Death of a Chinese indologist, a former Indian foreign minister remembers

Recently, a former foreign minister of India, Jaswant Singh, a member of the Lok Sabha, belonging to the BJP, paid tribute to a Chinese indologist, Ji Xianlin, who died at the ripe age of 98, on July 11, in Beijing.
Ji Xianlin’s greatest scholarly accomplishments were in the realm of “the history of Indian Buddhism and comparative linguistics.” He was a greatly venerated Chinese scholar who had “secretly translated the Sanskrit-Hindu text of the Ramayan into Chinese during the Cultural Revolution”.
Ji travelled to Germany in 1935 for study.
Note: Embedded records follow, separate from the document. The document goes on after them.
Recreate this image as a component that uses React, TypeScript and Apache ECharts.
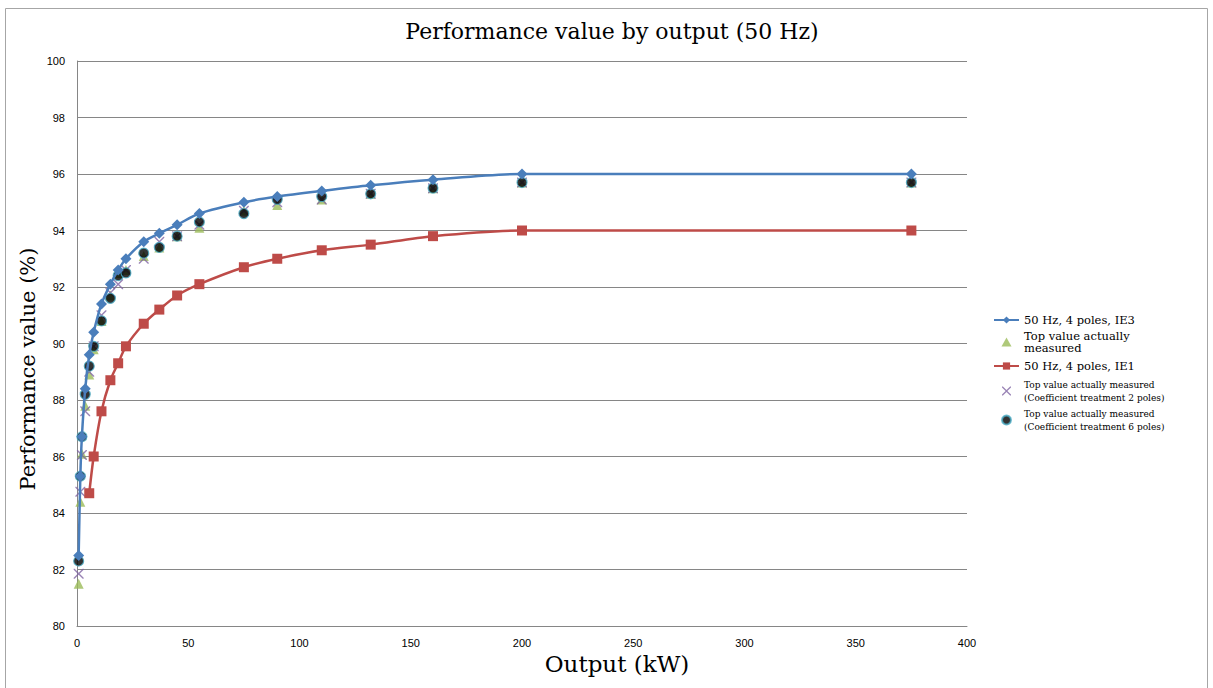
import React, { useEffect, useRef } from "react";
import * as echarts from "echarts";

const outputs = [0.75, 1.5, 2.2, 3.7, 5.5, 7.5, 11, 15, 18.5, 22, 30, 37, 45, 55, 75, 90, 110, 132, 160, 200, 375];
const ie3 = [82.5, 85.3, 86.7, 88.4, 89.6, 90.4, 91.4, 92.1, 92.6, 93.0, 93.6, 93.9, 94.2, 94.6, 95.0, 95.2, 95.4, 95.6, 95.8, 96.0, 96.0];
const ie1Outputs = [5.5, 7.5, 11, 15, 18.5, 22, 30, 37, 45, 55, 75, 90, 110, 132, 160, 200, 375];
const ie1 = [84.7, 86.0, 87.6, 88.7, 89.3, 89.9, 90.7, 91.2, 91.7, 92.1, 92.7, 93.0, 93.3, 93.5, 93.8, 94.0, 94.0];
const measured = [81.5, 84.4, 86.1, 87.8, 88.9, 89.8, 90.8, 91.7, 92.5, 92.6, 93.1, 93.4, 93.8, 94.1, 94.7, 94.9, 95.1, 95.3, 95.5, 95.7, 95.7];
const measured2p = [81.85, 84.75, 86.05, 87.6, 89.0, 89.9, 91.0, 91.8, 92.1, 92.6, 93.0, 93.6, 93.8, 94.2, 94.7, 95.0, 95.1, 95.3, 95.5, 95.7, 95.7];
const measured6p = [82.3, 85.3, 86.7, 88.2, 89.2, 89.9, 90.8, 91.6, 92.4, 92.5, 93.2, 93.4, 93.8, 94.3, 94.6, 95.1, 95.2, 95.3, 95.5, 95.7, 95.7];

const titleText = "Performance value by output (50 Hz)";
const xName = "Output (kW)";
const yName = "Performance value (%)";
const nIE3 = "50 Hz, 4 poles, IE3";
const nMeas = "Top value actually\nmeasured";
const nIE1 = "50 Hz, 4 poles, IE1";
const n2p = "Top value actually measured\n(Coefficient treatment 2 poles)";
const n6p = "Top value actually measured\n(Coefficient treatment 6 poles)";

const SERIF = "DejaVu Serif";
const SANS = "Liberation Sans";
const X_SYMBOL =
  "path://M0,0L1,0L5,4L9,0L10,0L10,1L6,5L10,9L10,10L9,10L5,6L1,10L0,10L0,9L4,5L0,1Z";
const TRI_SYMBOL = "path://M5,0L10,9L0,9Z";

const pairs = (xs: number[], ys: number[]) => xs.map((x, i) => [x, ys[i]]);

export default function App() {
  const ref = useRef<HTMLDivElement>(null);
  useEffect(() => {
    document.body.style.margin = "0";
    const chart = echarts.init(ref.current!, null, { renderer: "svg" });
    chart.setOption({
      animation: false,
      backgroundColor: "#ffffff",
      graphic: [
        {
          type: "rect",
          shape: { x: 5.5, y: 8.5, width: 1202, height: 700 },
          style: { fill: "none", stroke: "#a6a6a6", lineWidth: 1 },
          silent: true,
        },
        {
          type: "text",
          x: 612,
          y: 31,
          style: {
            text: titleText,
            fontFamily: SERIF,
            fontSize: 22,
            fill: "#000",
            align: "center",
            verticalAlign: "middle",
          },
        },
        {
          type: "text",
          x: 617,
          y: 664,
          style: {
            text: xName,
            fontFamily: SERIF,
            fontSize: 23,
            fill: "#000",
            align: "center",
            verticalAlign: "middle",
          },
        },
        {
          type: "text",
          x: 28,
          y: 369,
          rotation: Math.PI / 2,
          style: {
            text: yName,
            fontFamily: SERIF,
            fontSize: 21,
            fill: "#000",
            align: "center",
            verticalAlign: "middle",
          },
        },
      ],
      grid: { left: 77, right: 246, top: 61, bottom: 62, containLabel: false },
      legend: {
        orient: "vertical",
        left: 993,
        top: 313,
        padding: 0,
        itemWidth: 25,
        itemHeight: 9,
        itemGap: 3,
        textStyle: { fontFamily: SERIF, color: "#000", fontSize: 11.5, lineHeight: 12 },
        data: [
          { name: nIE3, textStyle: { fontSize: 11.5, lineHeight: 14 } },
          { name: nMeas, icon: TRI_SYMBOL, textStyle: { fontSize: 11.5, lineHeight: 12 } },
          { name: nIE1, textStyle: { fontSize: 11.5, lineHeight: 18 } },
          { name: n2p, textStyle: { fontSize: 9, lineHeight: 13 } },
          { name: n6p, textStyle: { fontSize: 9, lineHeight: 13 } },
        ],
      },
      xAxis: {
        type: "value",
        min: 0,
        max: 400,
        interval: 50,
        axisLine: { show: true, lineStyle: { color: "#868686", width: 1 } },
        axisTick: { show: false },
        axisLabel: { fontFamily: SANS, fontSize: 11, color: "#000", margin: 11 },
        splitLine: { show: false },
      },
      yAxis: {
        type: "value",
        min: 80,
        max: 100,
        interval: 2,
        axisLine: { show: true, lineStyle: { color: "#868686", width: 1 } },
        axisTick: { show: false },
        axisLabel: { fontFamily: SANS, fontSize: 11, color: "#000", margin: 12 },
        splitLine: { show: true, lineStyle: { color: "#868686", width: 1 } },
      },
      series: [
        {
          name: nIE3,
          type: "line",
          data: pairs(outputs, ie3),
          smooth: 0.3,
          symbol: "diamond",
          symbolSize: 11,
          lineStyle: { color: "#4a7ebb", width: 2.5 },
          itemStyle: { color: "#4a7ebb" },
        },
        {
          name: nMeas,
          type: "scatter",
          data: pairs(outputs, measured),
          symbol: "triangle",
          symbolSize: 10,
          itemStyle: { color: "#9bbb59" },
        },
        {
          name: nIE1,
          type: "line",
          data: pairs(ie1Outputs, ie1),
          smooth: 0.3,
          symbol: "rect",
          symbolSize: 10,
          lineStyle: { color: "#be4b48", width: 2.5 },
          itemStyle: { color: "#be4b48" },
        },
        {
          name: n2p,
          type: "scatter",
          data: pairs(outputs, measured2p),
          symbol: X_SYMBOL,
          symbolSize: 10,
          itemStyle: { color: "#8064a2" },
        },
        {
          name: n6p,
          type: "scatter",
          data: pairs(outputs, measured6p),
          symbol: "circle",
          symbolSize: 10,
          itemStyle: { color: "#000000", borderColor: "#4bacc6", borderWidth: 1.2 },
        },
      ],
    });
    return () => chart.dispose();
  }, []);
  return <div ref={ref} style={{ width: 1213, height: 688 }} />;
}
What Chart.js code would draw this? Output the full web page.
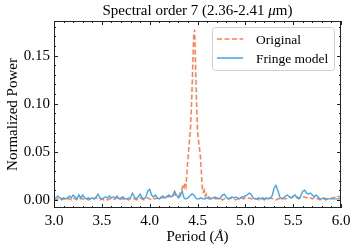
<!DOCTYPE html>
<html>
<head>
<meta charset="utf-8">
<script src="https://cdn.jsdelivr.net/npm/chart.js@4.4.0/dist/chart.umd.min.js"></script>
<style>
  html, body { margin: 0; padding: 0; background: #fff; }
  #wrap { width: 357px; height: 251px; }
</style>
</head>
<body>
<div id="wrap"><canvas id="myChart"></canvas></div>
<script>
// period grid (Angstrom), finer around the peak
var period = [
  3.00, 3.02, 3.04, 3.06, 3.08, 3.10, 3.12, 3.14, 3.16, 3.18,
  3.20, 3.22, 3.24, 3.26, 3.28, 3.30, 3.32, 3.34, 3.36, 3.38,
  3.40, 3.42, 3.44, 3.46, 3.48, 3.50, 3.52, 3.54, 3.56, 3.58,
  3.60, 3.62, 3.64, 3.66, 3.68, 3.70, 3.72, 3.74, 3.76, 3.78,
  3.80, 3.82, 3.84, 3.86, 3.88, 3.90, 3.92, 3.94, 3.96, 3.98,
  4.00, 4.02, 4.04, 4.06, 4.08, 4.10, 4.12, 4.14, 4.16, 4.18,
  4.20, 4.22, 4.24, 4.26, 4.28, 4.30,
  4.31, 4.32, 4.33, 4.34, 4.35, 4.36, 4.37, 4.38, 4.39, 4.40,
  4.41, 4.42, 4.43, 4.44, 4.45, 4.46, 4.47, 4.48, 4.49, 4.50,
  4.51, 4.52, 4.53, 4.54, 4.55, 4.56, 4.57, 4.58, 4.59, 4.60,
  4.62, 4.64, 4.66, 4.68, 4.70, 4.72, 4.74, 4.76, 4.78, 4.80,
  4.82, 4.84, 4.86, 4.88, 4.90, 4.92, 4.94, 4.96, 4.98, 5.00,
  5.02, 5.04, 5.06, 5.08, 5.10, 5.12, 5.14, 5.16, 5.18, 5.20,
  5.22, 5.24, 5.26, 5.28, 5.30, 5.32, 5.34, 5.36, 5.38, 5.40,
  5.42, 5.44, 5.46, 5.48, 5.50, 5.52, 5.54, 5.56, 5.58, 5.60,
  5.62, 5.64, 5.66, 5.68, 5.70, 5.72, 5.74, 5.76, 5.78, 5.80,
  5.82, 5.84, 5.86, 5.88, 5.90, 5.92, 5.94, 5.96, 5.98, 6.00
];

var originalPower = [
  0.001, 0.000, 0.001, 0.002, 0.000, 0.001, 0.000, 0.001, 0.001, 0.000,
  0.002, 0.001, 0.000, 0.002, 0.001, 0.001, 0.000, 0.001, 0.000, 0.001,
  0.000, 0.001, 0.002, 0.001, 0.000, 0.001, 0.000, 0.001, 0.000, 0.001,
  0.001, 0.000, 0.001, 0.002, 0.000, 0.001, 0.001, 0.000, 0.001, 0.000,
  0.001, 0.002, 0.001, 0.000, 0.001, 0.002, 0.001, 0.000, 0.001, 0.002,
  0.001, 0.000, 0.001, 0.001, 0.002, 0.001, 0.003, 0.002, 0.003, 0.004,
  0.003, 0.005, 0.004, 0.006, 0.004, 0.003,
  0.005, 0.008, 0.010, 0.012, 0.016, 0.013, 0.018, 0.014, 0.030, 0.042,
  0.055, 0.066, 0.080, 0.105, 0.140, 0.170, 0.177, 0.140, 0.100, 0.072,
  0.062, 0.055, 0.045, 0.030, 0.012, 0.008, 0.010, 0.004, 0.006, 0.002,
  0.003, 0.001, 0.002, 0.001, 0.001, 0.002, 0.001, 0.000, 0.001, 0.002,
  0.001, 0.001, 0.002, 0.001, 0.000, 0.001, 0.001, 0.002, 0.001, 0.002,
  0.001, 0.002, 0.001, 0.000, 0.001, 0.001, 0.000, 0.001, 0.001, 0.000,
  0.001, 0.001, 0.002, 0.001, 0.001, 0.000, 0.001, 0.001, 0.002, 0.001,
  0.001, 0.002, 0.003, 0.002, 0.003, 0.002, 0.003, 0.002, 0.002, 0.003,
  0.003, 0.002, 0.003, 0.002, 0.001, 0.002, 0.001, 0.001, 0.000, 0.001,
  0.001, 0.000, 0.001, 0.001, 0.002, 0.002, 0.003, 0.004, 0.003, 0.004
];

var fringePower = [
  0.002, 0.002, 0.004, 0.002, 0.001, 0.002, 0.001, 0.002, 0.004, 0.002,
  0.005, 0.003, 0.001, 0.005, 0.002, 0.005, 0.002, 0.001, 0.002, 0.001,
  0.002, 0.001, 0.003, 0.006, 0.002, 0.001, 0.002, 0.003, 0.002, 0.004,
  0.002, 0.003, 0.002, 0.004, 0.001, 0.002, 0.003, 0.001, 0.001, 0.002,
  0.002, 0.007, 0.003, 0.001, 0.003, 0.006, 0.002, 0.001, 0.003, 0.009,
  0.011, 0.005, 0.003, 0.005, 0.002, 0.001, 0.002, 0.004, 0.002, 0.003,
  0.005, 0.003, 0.004, 0.009, 0.005, 0.002,
  0.003, 0.004, 0.007, 0.009, 0.005, 0.002, 0.001, 0.001, 0.001, 0.002,
  0.003, 0.004, 0.005, 0.006, 0.006, 0.005, 0.004, 0.002, 0.001, 0.001,
  0.001, 0.001, 0.002, 0.002, 0.001, 0.001, 0.001, 0.001, 0.002, 0.002,
  0.001, 0.001, 0.002, 0.003, 0.002, 0.001, 0.002, 0.005, 0.006, 0.003,
  0.001, 0.002, 0.003, 0.002, 0.003, 0.002, 0.001, 0.003, 0.003, 0.004,
  0.005, 0.007, 0.006, 0.002, 0.001, 0.001, 0.002, 0.001, 0.002, 0.001,
  0.002, 0.001, 0.002, 0.004, 0.012, 0.015, 0.010, 0.003, 0.001, 0.002,
  0.004, 0.005, 0.003, 0.002, 0.004, 0.005, 0.002, 0.001, 0.004, 0.009,
  0.010, 0.007, 0.006, 0.007, 0.005, 0.003, 0.005, 0.003, 0.001, 0.001,
  0.002, 0.001, 0.001, 0.001, 0.001, 0.001, 0.001, 0.001, 0.001, 0.001
];

var xTicks = [3.0, 3.5, 4.0, 4.5, 5.0, 5.5, 6.0];
var yTicks = [0.00, 0.05, 0.10, 0.15];
var seriesNames = ["Original", "Fringe model"];
// text pieces: [text, italic?]
var titleParts = [["Spectral order 7 (2.36-2.41 ", false], ["μ", true], ["m)", false]];
var xTitleParts = [["Period (", false], ["Å", true], [")", false]];
var yTitle = "Normalized Power";

var FONT = "'Liberation Serif', 'Times New Roman', serif";
var ORANGE = "#ff7f50";
var BLUE = "#45a5ea";

function toPoints(xs, ys) {
  return xs.map(function(x, i) { return { x: x, y: ys[i] }; });
}

// draw mixed upright/italic text centered at cx
function drawParts(ctx, parts, cx, cy, size) {
  var widths = parts.map(function(p) {
    ctx.font = (p[1] ? "italic " : "") + size + "px " + FONT;
    return ctx.measureText(p[0]).width;
  });
  var total = widths.reduce(function(s, w) { return s + w; }, 0);
  var x = cx - total / 2;
  ctx.textAlign = "left";
  ctx.textBaseline = "middle";
  parts.forEach(function(p, i) {
    ctx.font = (p[1] ? "italic " : "") + size + "px " + FONT;
    ctx.fillText(p[0], x, cy);
    x += widths[i];
  });
}

// inward ticks on all four sides, frame, titles
var frameTicks = {
  id: 'frameTicks',
  afterDraw: function(chart) {
    var ctx = chart.ctx, a = chart.chartArea;
    var xs = chart.scales.x, ys = chart.scales.y;
    ctx.save();
    ctx.strokeStyle = "#222";
    ctx.lineWidth = 1;
    ctx.strokeRect(Math.round(a.left) + 0.5, Math.round(a.top) + 0.5,
                   Math.round(a.right - a.left) - 1, Math.round(a.bottom - a.top) - 1);
    ctx.beginPath();
    for (var i = 0; i <= 30; i++) {
      var v = 3 + i * 0.1;
      var px = Math.round(xs.getPixelForValue(v)) + 0.5;
      var len = (i % 5 === 0) ? 4 : 2;
      ctx.moveTo(px, a.bottom); ctx.lineTo(px, a.bottom - len);
      ctx.moveTo(px, a.top); ctx.lineTo(px, a.top + len);
    }
    for (var j = 0; j <= 18; j++) {
      var w = j * 0.01;
      var py = Math.round(ys.getPixelForValue(w)) + 0.5;
      var l2 = (j % 5 === 0) ? 4 : 2;
      ctx.moveTo(a.left, py); ctx.lineTo(a.left + l2, py);
      ctx.moveTo(a.right, py); ctx.lineTo(a.right - l2, py);
    }
    ctx.stroke();

    ctx.fillStyle = "#000";
    var cx = (a.left + a.right) / 2;
    drawParts(ctx, titleParts, cx, 11, 15);
    drawParts(ctx, xTitleParts, cx, 237, 15);
    ctx.font = "15px " + FONT;
    ctx.textAlign = "center";
    ctx.translate(13, (a.top + a.bottom) / 2);
    ctx.rotate(-Math.PI / 2);
    ctx.fillText(yTitle, 0, 0);
    ctx.restore();
  }
};

// legend box inside the plot, upper right
var innerLegend = {
  id: 'innerLegend',
  afterDraw: function(chart) {
    var ctx = chart.ctx;
    var bx = 212.5, by = 27.5, bw = 122, bh = 43, r = 3;
    ctx.save();
    ctx.beginPath();
    ctx.moveTo(bx + r, by);
    ctx.arcTo(bx + bw, by, bx + bw, by + bh, r);
    ctx.arcTo(bx + bw, by + bh, bx, by + bh, r);
    ctx.arcTo(bx, by + bh, bx, by, r);
    ctx.arcTo(bx, by, bx + bw, by, r);
    ctx.closePath();
    ctx.fillStyle = "rgba(255,255,255,0.85)";
    ctx.fill();
    ctx.strokeStyle = "#d0d0d0";
    ctx.lineWidth = 1;
    ctx.stroke();

    var rows = [
      { y: 39, color: ORANGE, dash: [5, 2.5] },
      { y: 58, color: BLUE, dash: [] }
    ];
    ctx.font = "13.5px " + FONT;
    ctx.textBaseline = "middle";
    ctx.textAlign = "left";
    rows.forEach(function(row, k) {
      ctx.beginPath();
      ctx.setLineDash(row.dash);
      ctx.strokeStyle = row.color;
      ctx.lineWidth = 1.5;
      ctx.moveTo(217, row.y); ctx.lineTo(243, row.y);
      ctx.stroke();
      ctx.setLineDash([]);
      ctx.fillStyle = "#000";
      ctx.fillText(seriesNames[k], 256, row.y + 1);
    });
    ctx.restore();
  }
};

var ctx = document.getElementById("myChart").getContext('2d');
var myChart = new Chart(ctx, {
  type: 'scatter',
  data: {
    datasets: [{
      label: seriesNames[0],
      data: toPoints(period, originalPower),
      showLine: true,
      borderColor: ORANGE,
      borderWidth: 1.5,
      borderDash: [5, 2.5],
      pointRadius: 0,
      tension: 0,
      order: 2
    }, {
      label: seriesNames[1],
      data: toPoints(period, fringePower),
      showLine: true,
      borderColor: BLUE,
      borderWidth: 1.4,
      pointRadius: 0,
      tension: 0,
      order: 1
    }]
  },
  options: {
    responsive: true,
    maintainAspectRatio: false,
    animation: false,
    layout: {
      padding: { left: 0, right: 16, top: 21, bottom: 0 }
    },
    scales: {
      x: {
        type: 'linear',
        min: 3.0,
        max: 6.0,
        grid: { display: false, drawTicks: false },
        border: { display: false },
        afterFit: function(scale) { scale.height = 43; },
        afterBuildTicks: function(scale) {
          scale.ticks = xTicks.map(function(v) { return { value: v }; });
        },
        ticks: {
          padding: 4,
          color: '#000',
          font: { family: FONT, size: 15 },
          maxRotation: 0,
          callback: function(value) { return value.toFixed(1); }
        }
      },
      y: {
        type: 'linear',
        min: -0.0085,
        max: 0.186,
        grid: { display: false, drawTicks: false },
        border: { display: false },
        afterFit: function(scale) { scale.width = 54; },
        afterBuildTicks: function(scale) {
          scale.ticks = yTicks.map(function(v) { return { value: v }; });
        },
        ticks: {
          padding: 4,
          color: '#000',
          font: { family: FONT, size: 15 },
          callback: function(value) { return value.toFixed(2); }
        }
      }
    },
    plugins: {
      legend: { display: false },
      tooltip: { enabled: false },
      title: { display: false }
    }
  },
  plugins: [frameTicks, innerLegend]
});
</script>
</body>
</html>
At the “University of Gottingen he moved in a new direction, choosing to major in Sanskrit and other ancient Indian languages under the direction of Ernst Waldschmidt and Emil Sieg.” Ji received his Ph.D. in Germany and after World War II returned to China where he took a position at Beijing University and founded the Department of Eastern Languages."
Ji pioneered a method of “using comparative linguistics to verify historical events and to track changes over time.” Ji’s scholarly findings over the course of his career won for him “academic prizes in India, Iran and Japan”.
Read the complete article here. 31 July 2009

It would be interesting to read some of Ji's interpretation of India.